Les Wet'suwet'en continuent de dire Non! au pipeline de Coastal GasLink sur leur territoire
- Philip Fernandez et Barbara
Biley -
Depuis le début de l'année, les Wet'suwet'en ont
intensifié leurs efforts pour défendre leurs
territoires traditionnels face aux provocations
accrues des tribunaux coloniaux et du gouvernement
de la Colombie-Britannique. Les chefs héréditaires
des cinq clans qui constituent le peuple
Wet'suwet'en ont émis et mis à exécution un ordre
d'expulsion contre Coastal GasLink (CGL) de leur
territoire. CGL a reçu l'approbation du
gouvernement pour construire un gazoduc
de 670 kilomètres à partir de l'ouest de
Dawson Creek, en Colombie-Britannique, vers une
installation d'exportation de gaz naturel liquéfié
près de Kitimat, en violation du droit souverain
des Wet'suwet'en de refuser une telle activité sur
leurs terres non cédées. Le 4 janvier, le
dernier entrepreneur de CGL a été escorté à
l'extérieur de leur territoire par les
Wet'suwet'en.
Ces actions ont été prises en rejet d'une
décision du 31 décembre 2019 rendue par
la juge de la Cour suprême de la
Colombie-Britannique, Marguerite Church, qui
accorde à CGL une injonction interlocutoire contre
les Wet'suwet'en qui bloquent l'entrée de CGL à
leur territoire.[1]
Cette injonction prolonge une injonction
provisoire en vigueur depuis 2019 pour la
durée du projet de construction et comprend une
ordonnance accordant à la GRC le pouvoir de la
faire respecter.
Dans un communiqué de presse publié au moment de
l'expulsion, les chefs héréditaires Wet'suwet'en
déclarent que « Les tribunaux canadiens ont
reconnu dans Delgamuukw-Gisdaywa c. La Reine que
le peuple Wet'suwet'en, représenté par nos chefs
héréditaires, n'a jamais cédé ni remis le titre de
propriété sur les 22 000 kilomètres
carrés du territoire des Wet'suwet'en. L'octroi de
l'injonction interlocutoire par la Cour suprême de
la Colombie-Britannique nous a prouvé que les
tribunaux canadiens ignoreront leurs propres
décisions et nieront notre compétence lorsque cela
leur convient, et ne protégeront pas nos
territoires ou nos droits en tant que peuples
autochtones. »[2]
À la suite de l'avis d'expulsion contre CGL, les
chefs héréditaires ont expliqué : « Coastal
Gaslink a violé la loi d'entrée non autorisée des
Wet'suwet'en et a rasé notre territoire avec des
bulldozers, détruit nos sites archéologiques et
occupé nos terres avec des campements industriels.
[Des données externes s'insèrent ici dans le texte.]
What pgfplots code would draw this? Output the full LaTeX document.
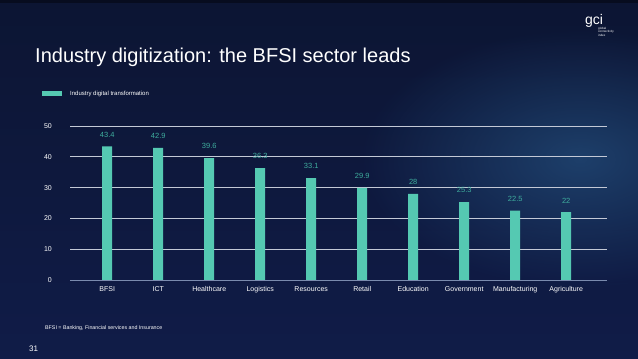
\documentclass[border=0pt]{standalone}
\usepackage{pgfplots}
\pgfplotsset{compat=1.18}
\usetikzlibrary{fadings}
\usepackage{fontspec}
\setmainfont{Liberation Sans}
\definecolor{barcol}{HTML}{55C9B2}
\definecolor{valcol}{HTML}{3FAE9E}
\definecolor{gridcol}{HTML}{C3C9D6}
\definecolor{zerocol}{HTML}{7A8BAE}
\definecolor{bgtop}{HTML}{0C1533}
\definecolor{bgmid}{HTML}{173560}
\definecolor{bgbot}{HTML}{101C48}
\definecolor{glow}{HTML}{24507E}
\tikzfading[name=myfade, inner color=transparent!0, outer color=transparent!100]
\begin{document}
\begin{tikzpicture}[x=1pt,y=1pt]
\shade[top color=bgtop, middle color=bgmid, bottom color=bgbot] (0pt,0pt) rectangle (638pt,359pt);
\begin{scope}
\clip (0pt,0pt) rectangle (638pt,359pt);
\fill[glow, path fading=myfade, opacity=0.7] (580pt,200pt) ellipse (220pt and 130pt);
\end{scope}
\fill[black!40!bgtop] (0pt,356pt) rectangle (638pt,359pt);
% logo
\node[anchor=west, text=white, font=\fontsize{14}{14}\selectfont, inner sep=0] at (585pt,338pt) {gci};
\node[anchor=north west, text=white!80, font=\fontsize{3}{3.6}\selectfont, inner sep=0, align=left] at (598pt,332pt) {global\\connectivity\\index};
% title
\node[anchor=west, text=white, font=\fontsize{20}{20}\selectfont, inner sep=0] at (35pt,302pt) {Industry digitization: the BFSI sector leads};
% legend
\fill[barcol] (42pt,263pt) rectangle (62pt,268pt);
\node[anchor=west, text=white!90, font=\fontsize{6}{6}\selectfont, inner sep=0] at (70pt,265.5pt) {Industry digital transformation};
% footnote and page number
\node[anchor=west, text=white!85, font=\fontsize{5.3}{5.3}\selectfont, inner sep=0] at (45pt,30.5pt) {BFSI = Banking, Financial services and Insurance};
\node[anchor=west, text=white!75, font=\fontsize{8}{8}\selectfont, inner sep=0] at (29pt,10pt) {31};
\begin{axis}[
  at={(70pt,79pt)}, anchor=south west,
  scale only axis, width=537pt, height=154pt,
  xmin=-0.73, xmax=9.8, ymin=0, ymax=50,
  ybar, bar width=10pt,
  axis line style={draw=none},
  ymajorgrids, grid style={gridcol, line width=0.6pt},
  ytick={10,20,30,40,50},
  extra y ticks={0}, extra y tick style={grid style={zerocol, line width=0.6pt}},
  xtick=data,
  xticklabels={BFSI,ICT,Healthcare,Logistics,Resources,Retail,Education,Government,Manufacturing,Agriculture},
  major tick length=0pt,
  /pgf/number format/assume math mode=true,
  ticklabel style={text=white!80, font=\fontsize{7}{7}\selectfont},
  xticklabel style={inner sep=0, yshift=-6pt},
  yticklabel style={inner sep=0, xshift=-18pt},
  nodes near coords,
  every node near coord/.append style={text=valcol, font=\fontsize{7.5}{7.5}\selectfont, inner sep=0, yshift=9pt},
]
\addplot[fill=barcol, draw=none] coordinates {(0,43.4) (1,42.9) (2,39.6) (3,36.3) (4,33.1) (5,29.9) (6,28) (7,25.3) (8,22.5) (9,22)};
\end{axis}
\end{tikzpicture}
\end{document}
Des firmes privées de sécurité et la GRC ont
continuellement entravé les droits protégés par la
Constitution des Wet'suwet'en qui nous permettent
d'accéder à nos terres pour la chasse, le piégeage
et les cérémonies. »
Les chefs ont
dénoncé l'hypocrisie du gouvernement de la
Colombie-Britannique pour avoir adopté la
Déclaration des Nations unies sur les droits des
peuples autochtones (DNUDPA), alors que les
Wet'suwet'en se voient activement refuser la
protection de la DNUDPA sur leurs propres terres.
« Lorsque nous avons appliqué nos propres lois et
exigé que l'industrie recherche un consentement
libre, préalable et éclairé pour le développement
de nos terres », ont-ils déclaré, « nous
avons été confrontés à une manifestation brutale
de violence policière militariste et à une
occupation policière continue de nos
territoires. » Cela faisait référence à
l'opération paramilitaire de la GRC du 7
janvier 2019 qui a brutalement attaqué le
poste de contrôle de Gidimt'en au camp
d'Unist'ot'en, menant à l'arrestation de 14
défenseurs de la terre, pour faire respecter
l'injonction provisoire.
Les chefs héréditaires ont également noté :
« Nous avons appris, grâce au reportage paru dans
le Guardian, que la GRC est prête à tuer
des personnes non armées de Wet'suwet'en si nous
continuons de faire respecter nos lois. »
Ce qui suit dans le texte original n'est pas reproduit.